Goal of the exercise: It is required that the lines from the top of the listing through the line with "48.63, 48.84, 48.96, 48.95, 48.89]" be reproduced exactly, excluding pictures.

--- Begin Data provided ---

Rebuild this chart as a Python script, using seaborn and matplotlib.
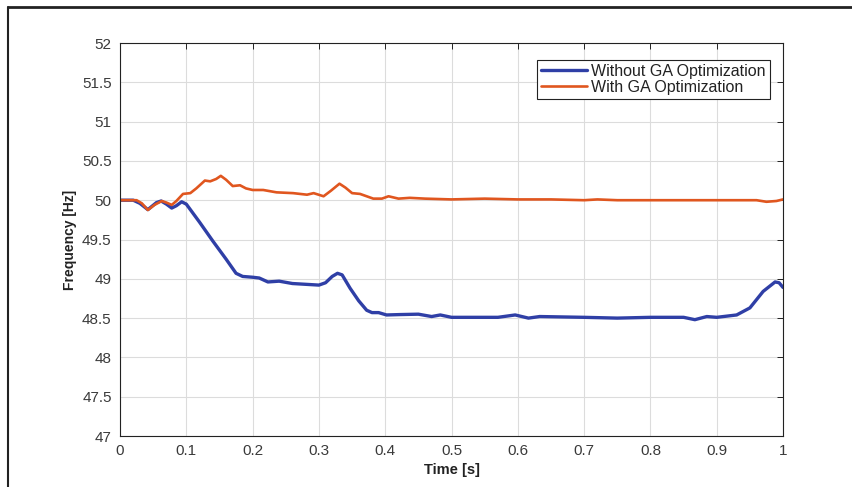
import numpy as np
import pandas as pd
import matplotlib
matplotlib.use("Agg")
import matplotlib.pyplot as plt
import seaborn as sns
from matplotlib.lines import Line2D

# Frequency response
t_without = [0.0, 0.02, 0.03, 0.042, 0.055, 0.062, 0.07, 0.078, 0.085, 0.093,
             0.1, 0.12, 0.14, 0.16, 0.175, 0.185, 0.2, 0.21, 0.223, 0.24,
             0.26, 0.28, 0.3, 0.31, 0.32, 0.328, 0.335, 0.347, 0.36, 0.372,
             0.38, 0.39, 0.402, 0.422, 0.45, 0.47, 0.483, 0.5, 0.57, 0.596,
             0.616, 0.633, 0.7, 0.75, 0.8, 0.85, 0.867, 0.885, 0.9, 0.93,
             0.95, 0.97, 0.988, 0.994, 1.0]
f_without = [50.0, 50.0, 49.96, 49.88, 49.97, 49.99, 49.95, 49.9, 49.93, 49.98,
             49.95, 49.72, 49.48, 49.25, 49.07, 49.03, 49.02, 49.01, 48.96, 48.97,
             48.94, 48.93, 48.92, 48.95, 49.03, 49.07, 49.05, 48.88, 48.72, 48.6,
             48.57, 48.57, 48.54, 48.545, 48.55, 48.52, 48.54, 48.51, 48.51, 48.54,
             48.5, 48.52, 48.51, 48.5, 48.51, 48.51, 48.48, 48.52, 48.51, 48.54,
             48.63, 48.84, 48.96, 48.95, 48.89]

t_with = [0.0, 0.025, 0.033, 0.042, 0.052, 0.063, 0.07, 0.078, 0.085, 0.095,
          0.106, 0.115, 0.128, 0.136, 0.145, 0.152, 0.16, 0.17, 0.181, 0.19,
          0.2, 0.216, 0.236, 0.261, 0.282, 0.292, 0.307, 0.318, 0.331, 0.34,
          0.35, 0.362, 0.372, 0.382, 0.395, 0.405, 0.42, 0.437, 0.46, 0.5,
          0.55, 0.6, 0.65, 0.7, 0.72, 0.75, 0.8, 0.9, 0.96, 0.975, 0.99, 1.0]
f_with = [50.0, 50.0, 49.96, 49.875, 49.94, 49.99, 49.97, 49.94, 49.99, 50.08,
          50.09, 50.15, 50.25, 50.24, 50.27, 50.31, 50.26, 50.18, 50.19, 50.15,
          50.13, 50.13, 50.1, 50.09, 50.07, 50.09, 50.05, 50.12, 50.21, 50.16,
          50.09, 50.08, 50.05, 50.02, 50.02, 50.05, 50.02, 50.03, 50.02, 50.01,
          50.02, 50.01, 50.01, 50.0, 50.01, 50.0, 50.0, 50.0, 50.0, 49.98, 49.99, 50.01]

x_ticks = np.round(np.arange(0, 1.01, 0.1), 1)
y_ticks = np.arange(47, 52.01, 0.5)
x_labels = ["0", "0.1", "0.2", "0.3", "0.4", "0.5", "0.6", "0.7", "0.8", "0.9", "1"]
y_labels = ["47", "47.5", "48", "48.5", "49", "49.5", "50", "50.5", "51", "51.5", "52"]

blue = "#2f3fa6"
orange = "#e0561f"

sns.set_theme(style="white")
plt.rcParams["font.family"] = ["Liberation Sans", "DejaVu Sans"]

fig = plt.figure(figsize=(8.53, 4.87), dpi=100)
ax = fig.add_axes([0.1407, 0.1047, 0.7773, 0.807])

df_without = pd.DataFrame({"t": t_without, "f": f_without})
df_with = pd.DataFrame({"t": t_with, "f": f_with})

sns.lineplot(data=df_without, x="t", y="f", ax=ax, color=blue, linewidth=2.4,
             estimator=None, label="Without GA Optimization",
             solid_joinstyle="round", solid_capstyle="round")
sns.lineplot(data=df_with, x="t", y="f", ax=ax, color=orange, linewidth=1.9,
             estimator=None, label="With GA Optimization",
             solid_joinstyle="round", solid_capstyle="round")

ax.set_xlim(0, 1)
ax.set_ylim(47, 52)
ax.set_xticks(x_ticks)
ax.set_xticklabels(x_labels)
ax.set_yticks(y_ticks)
ax.set_yticklabels(y_labels)
ax.grid(True, color="#dcdcdc", linewidth=0.8)
ax.tick_params(direction="in", length=4, width=0.7, color="#222222",
               labelcolor="#3a3a3a", labelsize=11, top=True, right=True, pad=6)
for s in ax.spines.values():
    s.set_color("#222222")
    s.set_linewidth(0.8)

ax.set_xlabel("Time [s]", fontsize=10.5, fontweight="bold", color="#222222", labelpad=3)
ax.set_ylabel("Frequency [Hz]", fontsize=10, fontweight="bold", color="#222222", labelpad=4)

leg = ax.legend(loc="upper right", bbox_to_anchor=(0.98, 0.957), fontsize=11.5,
                frameon=True, fancybox=False, framealpha=1, edgecolor="#222222",
                handlelength=2.9, handletextpad=0.25, borderpad=0.25,
                labelspacing=0.05, borderaxespad=0)
leg.get_frame().set_linewidth(0.8)
for txt in leg.get_texts():
    txt.set_color("#222222")

# page frame (top and left edges only)
fig.add_artist(Line2D([8 / 853, 1.0], [1 - 7 / 487, 1 - 7 / 487], color="#222222",
                      linewidth=2, transform=fig.transFigure))
fig.add_artist(Line2D([8 / 853, 8 / 853], [0.0, 1 - 7 / 487], color="#222222",
                      linewidth=1.5, transform=fig.transFigure))

fig.savefig("out.png", dpi=100)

--- End Data provided ---

Response for this exercise:
Rebuild this chart as a Python script, using seaborn and matplotlib.
import numpy as np
import pandas as pd
import matplotlib
matplotlib.use("Agg")
import matplotlib.pyplot as plt
import seaborn as sns
from matplotlib.lines import Line2D

# Frequency response
t_without = [0.0, 0.02, 0.03, 0.042, 0.055, 0.062, 0.07, 0.078, 0.085, 0.093,
             0.1, 0.12, 0.14, 0.16, 0.175, 0.185, 0.2, 0.21, 0.223, 0.24,
             0.26, 0.28, 0.3, 0.31, 0.32, 0.328, 0.335, 0.347, 0.36, 0.372,
             0.38, 0.39, 0.402, 0.422, 0.45, 0.47, 0.483, 0.5, 0.57, 0.596,
             0.616, 0.633, 0.7, 0.75, 0.8, 0.85, 0.867, 0.885, 0.9, 0.93,
             0.95, 0.97, 0.988, 0.994, 1.0]
f_without = [50.0, 50.0, 49.96, 49.88, 49.97, 49.99, 49.95, 49.9, 49.93, 49.98,
             49.95, 49.72, 49.48, 49.25, 49.07, 49.03, 49.02, 49.01, 48.96, 48.97,
             48.94, 48.93, 48.92, 48.95, 49.03, 49.07, 49.05, 48.88, 48.72, 48.6,
             48.57, 48.57, 48.54, 48.545, 48.55, 48.52, 48.54, 48.51, 48.51, 48.54,
             48.5, 48.52, 48.51, 48.5, 48.51, 48.51, 48.48, 48.52, 48.51, 48.54,
             48.63, 48.84, 48.96, 48.95, 48.89]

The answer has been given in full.